Segments and Related Information

ASC 280-10-50, “Operating Segments”, define the characteristics of an operating segment as a) being engaged in business activity from which it may earn revenue and incur expenses, b) being reviewed by the company's chief operating decision maker (CODM) for decisions about resources to be allocated and assess its performance and c) having discrete financial information.  Although we indeed look at our product to analyze the nature of our revenue, other financial information, such as certain costs and expenses, net income and EBITDA are not captured or analyzed by these categories.   Therefore discrete financial information is not available by product line and our CODM does not make resource allocation decisions or assess the performance of the business based on these categories, but rather in the aggregate. Based on this, Management believes that it operates in one business segment.
 
In their analysis of product lines as potential operating segments, management also considered ASC 280-10-50-11, “Aggregation Criteria”, which allows for the aggregation of operating segments if the segments have similar economic characteristics and if the segments are similar in each of the following areas:
 
The nature of the products and services;

The nature of the production processes;

The type or class of customer for their products and services;

The methods used to distribute their products or provide their services; and

The nature of the regulatory environment, if applicable.
 
We are engaged in the business of designing and manufacturing compressors and flares.

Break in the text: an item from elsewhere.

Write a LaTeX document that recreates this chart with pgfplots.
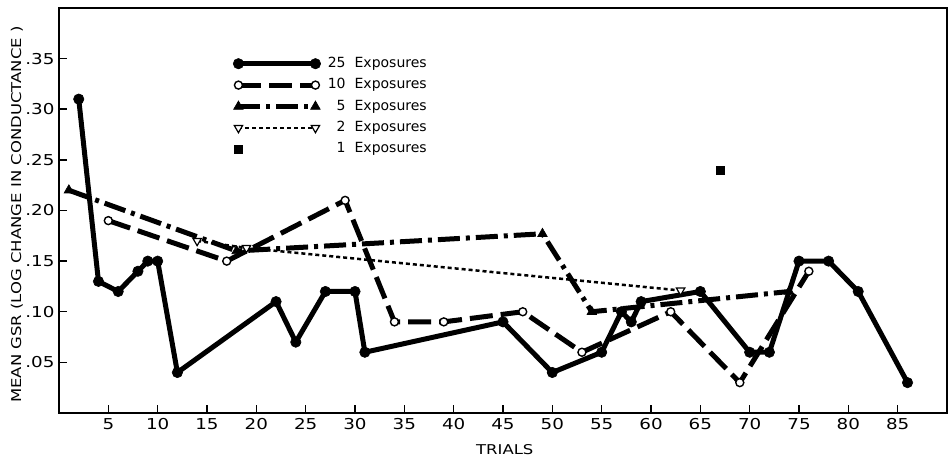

Our compressors and flares are sold and rented to our customers. In addition, we provide service and maintenance on compressors in our fleet and to third parties.These business activities are similar in all geographic areas.  Our manufacturing process is essentially the same for the entire Company and is performed in house at our facilities in Midland, Texas and Tulsa, Oklahoma.  Our customers primarily consist of entities in the business of producing natural gas.  The maintenance and service of our products is consistent across the entire Company and is performed via an internal fleet of vehicles.  The regulatory environment is similar in every jurisdiction in that the most impacting regulations and practices are the result of federal energy policy.  In addition, the economic characteristics of each customer arrangement are similar in that we maintain policies at the corporate level.
 
Recently Issued Accounting Pronouncements

In September 2011, FASB issued ASU 2011-08, Intangibles-Goodwill and Other. Under this Update, an entity has the option to first assess qualitative factors to determine whether the existence of events or circumstances leads to a determination that it is more likely than not that the fair value of a reporting unit is less than its carrying amount. If, after assessing the totality of events or circumstances, an entity determines it is not more likely than not that the fair value of a reporting unit is less than its carrying amount, then performing the two-step impairment test is unnecessary. However, if an entity concludes otherwise, then it is required to perform the first step of the two-step impairment test by calculating the fair value of the reporting unit and comparing the fair value with the carrying amount of the reporting unit. If the carrying amount of a reporting unit exceeds its fair value, then the entity is required to perform the second step of the goodwill impairment test to measure the amount of the impairment loss, if any. Under the amendments in this Update, an entity has the option to bypass the qualitative assessment for any reporting unit in any period and proceed directly to performing the first step of the two-step goodwill impairment test. An entity may resume performing the qualitative assessment in any subsequent period. The amendments are effective for annual and interim goodwill impairment tests performed for fiscal years beginning after December 15, 2011. Early adoption is permitted, for fiscal year beginning prior to December 15, 2011. We assessed goodwill for 2012 by applying the qualitative review as outlined in this guidance and no impairment was recorded.